The only believed drawing of an Oceanic parrot (Eclectus infectus) from life made in 1793 in Tonga. Illustration by: Unknown.
In a recent update of the IUCN Red List, scientists have identified 13 new bird species that have gone extinct since 1500. In total the list now finds that at least 140 bird species gone extinct in the past five hundred years, representing 1.3 percent of the world’s total known birds.
The new extinct birds were added to the list for a number of reasons. Seven of the 13 were due to recent discoveries of fossil birds on Bermuda, Mauritius, Rodrigues, and Tonga. Four were due to taxonomists splitting species that were considered subspecies prior to this update. Finally, two of the extinct birds—Finsch’s duck (Chenonetta finschi) and Hodgen’s waterhen (Tribonyx hodgenorum)—were found to have survived longer than previously believed, making them eligible for the IUCN Red List data. The IUCN Red List only tracks species that were present on the planet as of 1500 AD.
All of the newly-added extinct birds were island birds that were decimated by overhunting and invasive species, such as rats. While most of the now recognized species went extinct over a hundred years ago (and many longer), the South Island snipe (Coenocorypha iredalei) from New Zealand survived until 1964 went its last two endlings died in captivity.
But even as these 13 extinct birds were added to the list, another six extinct birds were removed. Most of these were removed due to lack of evidence that the bird existed, for example some of these removed birds were based on a single mention from a historical scientist. Others were removed because recent evidence showed they were not a full species in their own right, but rather a subspecies.
Drawing of the North Island snipe (Coenocorypha barrierensis), which went extinct on New Zealand in the 1870s. Illustration by: Unknown.
The new update also named three additional species as possibly extinct. The New Caledonian buttonquail (Turnix novaecaledoniae) has not been seen in over a century, but may still survive on the island. Another bird from hugely important biodiversity hotspot may also be extinct: the New Caledonian nightjar (Eurostopodus exul). This species was only recorded once in 1939—and hasn’t been seen since. Unlike the others, the last species is a mainland species. Once found in Colombia, the Sinu Parakeet (Pyrrhura subandina), hasn’t been seen since 1949. For these three species, in-depth surveys are needed to determine if they are extinct or survive in small populations.

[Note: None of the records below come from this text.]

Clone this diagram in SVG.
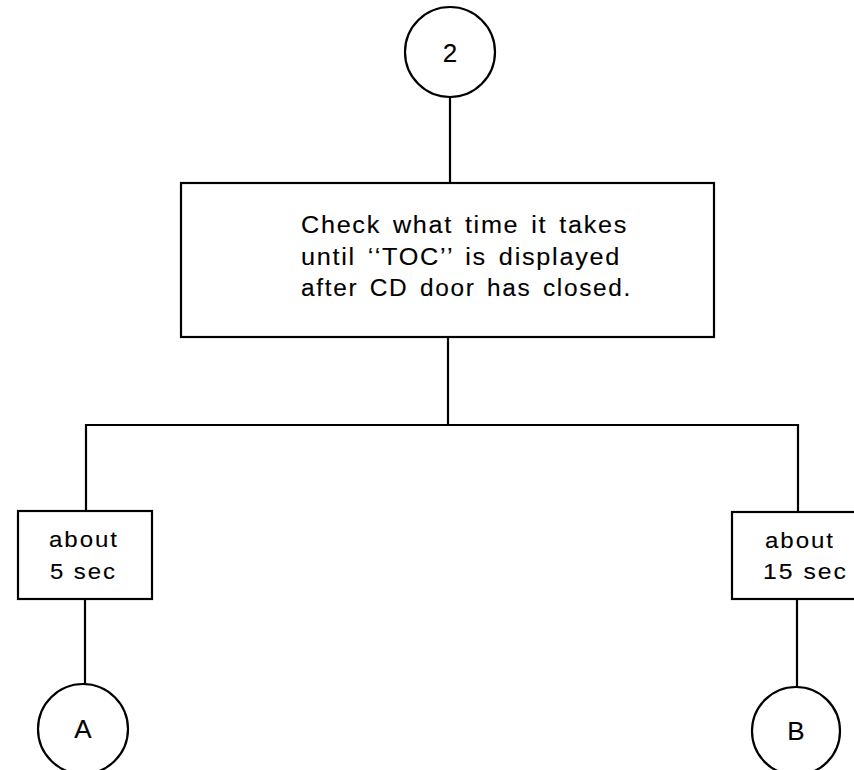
<svg xmlns="http://www.w3.org/2000/svg" width="854" height="770" viewBox="0 0 854 770">
<style>
.shape{fill:#fff;stroke:#000;stroke-width:2.2}
.conn{fill:none;stroke:#000;stroke-width:2.2}
text{font-family:"Liberation Sans",Arial,Helvetica,sans-serif;fill:#000;stroke:#000;stroke-width:0.12}
.big{font-size:26px;text-anchor:middle}
.main{font-size:23.5px;letter-spacing:1.6px;word-spacing:3px}
.side{font-size:22px;letter-spacing:1.8px}
</style>
<rect width="854" height="770" fill="#fff"/>
<g id="connectors">
<path class="conn" d="M450 97 V183"/>
<path class="conn" d="M448 337 V425"/>
<path class="conn" d="M86 511 V425 H798 V512"/>
<path class="conn" d="M85 599 V684"/>
<path class="conn" d="M797 599 V687"/>
</g>
<g id="node-2">
<circle class="shape" cx="450" cy="52" r="45"/>
<text class="big" x="450" y="62">2</text>
</g>
<g id="node-check">
<rect class="shape" x="181" y="183" width="533" height="154"/>
<text class="main" x="301" y="233" textLength="327" lengthAdjust="spacingAndGlyphs">Check what time it takes</text>
<text class="main" x="301" y="265" textLength="320" lengthAdjust="spacingAndGlyphs">until ‘‘TOC’’ is displayed</text>
<text class="main" x="301" y="296" textLength="331" lengthAdjust="spacingAndGlyphs">after CD door has closed.</text>
</g>
<g id="node-5sec">
<rect class="shape" x="18" y="511" width="134" height="88"/>
<text class="side" x="49" y="547" textLength="70" lengthAdjust="spacingAndGlyphs">about</text>
<text class="side" x="50" y="579" textLength="67" lengthAdjust="spacingAndGlyphs">5 sec</text>
</g>
<g id="node-15sec">
<rect class="shape" x="732" y="512" width="140" height="87"/>
<text class="side" x="765" y="548" textLength="70" lengthAdjust="spacingAndGlyphs">about</text>
<text class="side" x="763" y="579" textLength="85" lengthAdjust="spacingAndGlyphs">15 sec</text>
</g>
<g id="node-A">
<circle class="shape" cx="83" cy="729" r="45"/>
<text class="big" x="83" y="738">A</text>
</g>
<g id="node-B">
<circle class="shape" cx="796" cy="731" r="44"/>
<text class="big" x="796" y="740">B</text>
</g>
</svg>
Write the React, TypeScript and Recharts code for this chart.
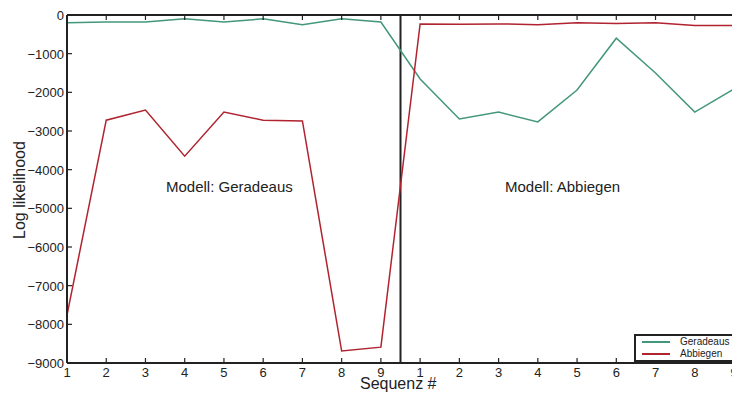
import { LineChart, Line, XAxis, YAxis, ReferenceLine } from "recharts";

// sequence labels: first block (Modell: Geradeaus), then second block (Modell: Abbiegen)
const seqLabels = ["1", "2", "3", "4", "5", "6", "7", "8", "9", "1", "2", "3", "4", "5", "6", "7", "8", "9"];
const geradeaus = [-200, -180, -180, -100, -180, -100, -250, -100, -180, -1655, -2690, -2510, -2765, -1940, -600, -1500, -2510, -1910];
const abbiegen = [-7760, -2720, -2460, -3650, -2510, -2720, -2740, -8690, -8590, -230, -240, -230, -250, -200, -220, -200, -270, -270];
const yTicks = [0, -1000, -2000, -3000, -4000, -5000, -6000, -7000, -8000, -9000];

const GREEN = "#43977a";
const RED = "#b0232f";
const INK = "#222";
const FONT = "'Liberation Sans', Arial, sans-serif";

const rows = seqLabels.map((label, i) => ({
  idx: i,
  label,
  Geradeaus: geradeaus[i],
  Abbiegen: abbiegen[i],
}));
const xTicks = rows.map((r) => r.idx);

const BottomTick = ({ x, y, payload }: any) => (
  <g>
    <line x1={x} y1={y} x2={x} y2={y - 5} stroke={INK} strokeWidth={1.2} />
    <text x={x} y={y + 14} textAnchor="middle" fontSize={13} fill={INK} fontFamily={FONT}>
      {seqLabels[payload.value]}
    </text>
  </g>
);

const TopTick = ({ x, y }: any) => <line x1={x} y1={y} x2={x} y2={y + 5} stroke={INK} strokeWidth={1.2} />;

const LeftTick = ({ x, y, payload }: any) => (
  <g>
    <line x1={x} y1={y} x2={x + 5} y2={y} stroke={INK} strokeWidth={1.2} />
    <text x={x - 3} y={y + 5} textAnchor="end" fontSize={13} fill={INK} fontFamily={FONT}>
      {payload.value === 0 ? "0" : "\u2212" + Math.abs(payload.value)}
    </text>
  </g>
);

const RightTick = ({ x, y }: any) => <line x1={x} y1={y} x2={x - 5} y2={y} stroke={INK} strokeWidth={1.2} />;

const overlay = (text: string, left: number, top: number, extra: any = {}) => (
  <div
    style={{
      position: "absolute",
      left,
      top,
      fontFamily: FONT,
      fontSize: 15,
      color: INK,
      whiteSpace: "nowrap",
      ...extra,
    }}
  >
    {text}
  </div>
);

export default function App() {
  return (
    <div style={{ position: "absolute", left: 0, top: 0, width: 732, height: 396, overflow: "hidden", background: "#fff" }}>
      <LineChart width={740} height={396} data={rows} margin={{ top: 14, right: 5, bottom: 3, left: 7 }}>
        <XAxis
          dataKey="idx"
          type="number"
          domain={[0, 17]}
          ticks={xTicks}
          height={30}
          tickSize={0}
          tickMargin={0}
          tickLine={false}
          tick={BottomTick}
          axisLine={{ stroke: INK, strokeWidth: 2 }}
          interval={0}
        />
        <XAxis
          xAxisId="top"
          orientation="top"
          dataKey="idx"
          type="number"
          domain={[0, 17]}
          ticks={xTicks}
          height={1}
          tickSize={0}
          tickMargin={0}
          tickLine={false}
          tick={TopTick}
          axisLine={{ stroke: INK, strokeWidth: 2 }}
          interval={0}
        />
        <YAxis
          domain={[-9000, 0]}
          ticks={yTicks}
          width={60}
          tickSize={0}
          tickMargin={0}
          tickLine={false}
          tick={LeftTick}
          axisLine={{ stroke: INK, strokeWidth: 2 }}
          interval={0}
        />
        <YAxis
          yAxisId="r"
          orientation="right"
          domain={[-9000, 0]}
          ticks={yTicks}
          width={1}
          tickSize={0}
          tickMargin={0}
          tickLine={false}
          tick={RightTick}
          axisLine={{ stroke: INK, strokeWidth: 2 }}
          interval={0}
        />
        <ReferenceLine x={8.5} stroke={INK} strokeWidth={2} />
        <Line dataKey="Geradeaus" stroke={GREEN} strokeWidth={1.5} dot={false} isAnimationActive={false} />
        <Line dataKey="Abbiegen" stroke={RED} strokeWidth={1.5} dot={false} isAnimationActive={false} />
      </LineChart>
      <div
        style={{
          position: "absolute",
          left: 634,
          top: 334,
          width: 98,
          border: `2px solid ${INK}`,
          borderRight: "none",
          background: "#fff",
          padding: "0 0 0 6px",
          fontFamily: FONT,
          fontSize: 10,
          color: INK,
          lineHeight: "12px",
          boxSizing: "border-box",
        }}
      >
        {[
          ["Geradeaus", GREEN],
          ["Abbiegen", RED],
        ].map(([name, color]) => (
          <div key={name} style={{ display: "flex", alignItems: "center" }}>
            <span style={{ display: "inline-block", width: 28, height: 0, borderTop: `2px solid ${color}`, marginRight: 10 }} />
            {name}
          </div>
        ))}
      </div>
      {overlay("Modell: Geradeaus", 166, 178)}
      {overlay("Modell: Abbiegen", 505, 178)}
      {overlay("Sequenz #", 360, 375, { fontSize: 16 })}
      {overlay("Log likelihood", 20, 190, {
        fontSize: 16,
        transform: "translate(-50%, -50%) rotate(-90deg)",
      })}
    </div>
  );
}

One additional species was also listed as Extinct in the Wild in the new update: the Guam kingfisher (Todiramphus cinnamominus). After being decimated by invasive snakes, biologists took the last remaining Guam kingfishers off the island in 1986. Today, 124 of these birds are found in zoos across the U.S.
As one of the world’s most studied animal groups—100 percent of birds have been evaluated by the IUCN Red List—bird losses are further evidence that the world has entered a mass extinction crisis due to ongoing human impacts, including deforestation, habitat destruction, invasive species, overexploitation, and, increasingly, climate change and ocean acidification. Scientists warn that if large-scale action isn’t taken to protect biodiversity hotspots and counter environmental threats, the Earth could see a mass extinction event to rival the comet that killed the dinosaurs.
Extinct Birds Added to the IUCN Red List
- Bermuda flicker (Colaptes oceanicus)
- Bermuda hawk (Bermuteo avivorus)
- Bermuda night-heron (Nyctanassa carcinocatactes)
- Bermuda saw-whet owl (Aegolius gradyi)
- Christmas Sandpiper (Prosobonia cancellata)
- Finsch’s duck (Chenonetta finschi)
- Hodgen’s waterhen (Tribonyx hodgenorum)
- Mauritius turtle-dove (Nesoenas cicur)
- North Island Snipe (Coenocorypha barrierensis)
- Oceanic Parrot (Eclectus infectus)
- Rodrigues blue-pigeon (Alectroenas payandeei)
- South Island snipe (Coenocorypha iredalei)
- Tristan Moorhen (Gallinula nesiotis)
Illustration of the Tristan moorhen (Gallinula nesiotis), which went extinct at the end of the 19th Century. Illustration by: J. Jury.